Sunday 11 October 2015

Fair Isle - Part eight

An early start this morning. Up at 5am for the ferry at 6am. It was dark and cold as i stood on the pier while they loaded a car onto the deck.

I reckon I have pretty good sea legs. I was only ever sea sick once and that was in a force ten gale on the southern Atlantic Ocean. But I had been warned that the Good Shepherd can be rough so I was expecting the worst - especially over four hours to Lerwick. As it happened it was fine, when I wasn't below decks dozing I was up in the wheel house or out the back looking at Tysties (Black Guillemots), Fulmars (including some dark ones) and Bonxies.

The bog door on the Good Shepherd - someone has a sense of humour

Sumburgh Head Mainland in the background
We sailed to Lerwick between Mainland and Bressay which afforded nice views of the Iron Age broch.

Broch, Bressay, Shetland
Arriving in Lerwick
At Lerwick I picked up a rental car but got a little lost looking for the local Tesco to buy lunch. I stopped and asked a local for directions who just so happened to be Dennis Coutts, President of the Shetland Bird Club. Dennis was very kind and sent me in the right direction, I was sorry afterwards that I didn't take a bit more time to chat with him.
For the rest of day I birded around Sumburgh Head, Sumburgh Lighthouse, Virkie Willows and the Pool of Virkie. At Sumburgh Hotel I had two YBWs in the garden.

Sumburgh Hotel gardens
At Sumburgh quarry I had a Lesser 'throat and another Lesser 'throat around the lighthouse compound.
By now the early start was catching up on me. I went back to the hotel and had a kip, but it didn't last to long. I was woken by a text from James Lowen "Thick billed Warbler quendale if you still on shetland". Holy cow!!!!
Within ten minutes I was parking up at Quendale mill and ten minutes later I had Thick billed Warbler on my life list. Like everyone else there I had flight views only. A large babbler-like / shrike-like bird, long-tailed, seemingly short winged and quite rufous. The light was almost gone so we all called it a day. Credit must go to James Lowen for texting me, the bird was gone the next morning and if it hadn't been for James's message I'd have missed it.
The next day I birded during the morning around Boddam, Virkie and Levenwick. The weather was beautiful but the only birds of note were two YBWs and a few Willow Warblers. I returned to the hotel and spent the afternoon trying to get some nice shots of YBW in the sycamores of the hotel garden.

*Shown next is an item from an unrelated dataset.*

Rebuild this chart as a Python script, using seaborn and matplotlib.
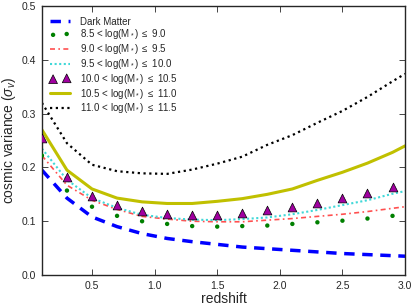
import numpy as np
import pandas as pd
import seaborn as sns
import matplotlib
matplotlib.use("Agg")
import matplotlib.pyplot as plt

# ---- data ----
z_line = [0.1, 0.3, 0.5, 0.7, 0.9, 1.1, 1.3, 1.5, 1.7, 1.9, 2.1, 2.3, 2.5, 2.7, 2.9, 3.0]
z_pts = [0.1, 0.3, 0.5, 0.7, 0.9, 1.1, 1.3, 1.5, 1.7, 1.9, 2.1, 2.3, 2.5, 2.7, 2.9]

dark_matter = [0.195, 0.143, 0.108, 0.090, 0.077, 0.068, 0.062, 0.057, 0.052, 0.049,
               0.046, 0.043, 0.040, 0.038, 0.036, 0.035]
m85_90 = [0.222, 0.157, 0.127, 0.110, 0.100, 0.095, 0.091, 0.090, 0.091, 0.092,
          0.095, 0.098, 0.101, 0.105, 0.110]
m90_95 = [0.222, 0.167, 0.139, 0.122, 0.109, 0.104, 0.100, 0.099, 0.099, 0.102,
          0.105, 0.109, 0.113, 0.118, 0.124, 0.127]
m95_100 = [0.235, 0.177, 0.143, 0.125, 0.112, 0.106, 0.103, 0.102, 0.104, 0.107,
           0.113, 0.121, 0.130, 0.139, 0.151, 0.156]
m100_105 = [0.254, 0.182, 0.147, 0.130, 0.119, 0.113, 0.1115, 0.112, 0.116, 0.120,
            0.126, 0.134, 0.1425, 0.152, 0.164]
m105_110 = [0.270, 0.195, 0.160, 0.143, 0.136, 0.133, 0.133, 0.137, 0.142, 0.150,
            0.160, 0.176, 0.191, 0.208, 0.228, 0.240]
m110_115 = [0.320, 0.245, 0.205, 0.193, 0.189, 0.188, 0.196, 0.207, 0.220, 0.242,
            0.260, 0.283, 0.305, 0.331, 0.360, 0.374]

labels = ["Dark Matter",
          r"8.5 < log(M$_*$) $\leq$ 9.0",
          r"9.0 < log(M$_*$) $\leq$ 9.5",
          r"9.5 < log(M$_*$) $\leq$ 10.0",
          r"10.0 < log(M$_*$) $\leq$ 10.5",
          r"10.5 < log(M$_*$) $\leq$ 11.0",
          r"11.0 < log(M$_*$) $\leq$ 11.5"]

sns.set_style("ticks")
plt.rcParams['font.family'] = ['Liberation Sans', 'DejaVu Sans']
plt.rcParams['mathtext.fontset'] = 'custom'
plt.rcParams['mathtext.rm'] = 'Liberation Sans'
plt.rcParams['mathtext.it'] = 'Liberation Sans:italic'

fig = plt.figure(figsize=(4.15, 3.08), dpi=100)
ax = fig.add_axes([0.101, 0.107, 0.875, 0.8735])

sns.lineplot(x=z_line, y=dark_matter, ax=ax, color="blue", lw=2.5,
             linestyle=(0, (3.0, 2.2)), label=labels[0])
sns.scatterplot(x=z_pts, y=m85_90, ax=ax, color="green", marker="o", s=10,
                edgecolor="none", label=labels[1], zorder=3)
sns.lineplot(x=z_line, y=m90_95, ax=ax, color="#ff5050", lw=1.2,
             linestyle=(0, (3, 2, 1, 2)), label=labels[2])
sns.lineplot(x=z_line, y=m95_100, ax=ax, color="#40d8d8", lw=1.5,
             linestyle=(0, (1, 1.2)), label=labels[3])
sns.scatterplot(x=z_pts, y=m100_105, ax=ax, color="#a000a0", marker="^", s=40,
                edgecolor="black", linewidth=0.5, label=labels[4], zorder=4)
sns.lineplot(x=z_line, y=m105_110, ax=ax, color="#c0c000", lw=2.2,
             linestyle="-", label=labels[5])
sns.lineplot(x=z_line, y=m110_115, ax=ax, color="black", lw=1.6,
             linestyle=(0, (1, 1.6)), label=labels[6])

ax.set_xlim(0.1, 3.0)
ax.set_ylim(0.0, 0.5)
ax.set_xticks([0.5, 1.0, 1.5, 2.0, 2.5, 3.0])
ax.set_yticks([0.0, 0.1, 0.2, 0.3, 0.4, 0.5])
ax.tick_params(direction="in", top=True, right=True, labelsize=7.5, length=4,
               width=0.6, pad=4)
for sp in ax.spines.values():
    sp.set_linewidth(1.0)
ax.set_xlabel("redshift", fontsize=10, labelpad=1)
ax.set_ylabel(r"cosmic variance ($\sigma_v$)", fontsize=10, labelpad=3)

leg = ax.legend(loc="upper left", frameon=False, fontsize=7, handlelength=2.0,
                labelspacing=0.08, borderaxespad=0.0, handletextpad=1.1,
                scatterpoints=2, bbox_to_anchor=(0.012, 0.975))

fig.savefig("out.png", dpi=100)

Yellow-browed Warbler, Sumburgh Hotel Garden
At 5pm I dropped the car back to the airport and flew to Aberdeen where I overnighted. The next day my flight to Norwich was delayed by nine hours but I passed the time in the airport by reading Eric Dempsey's excellent book "don't die in autumn".
So that was Fair Isle for me. Would I go again? Yes, of course, but you pay your money and take your chance. You could score big-time on Fair Isle and see some amazing birds or see very little at all or somewhere in between, which I think is where I was placed. The best birds I had were actually on Mainland (Western Bonelli's Warbler and Thick-billed Warbler). But I was part of an unprecedented arrival of Yellow-browed Warblers, got some great shots of a Blyth's Reed and spent time in a truly awesome part of the world. And the autumn is not over yet - not by a long way!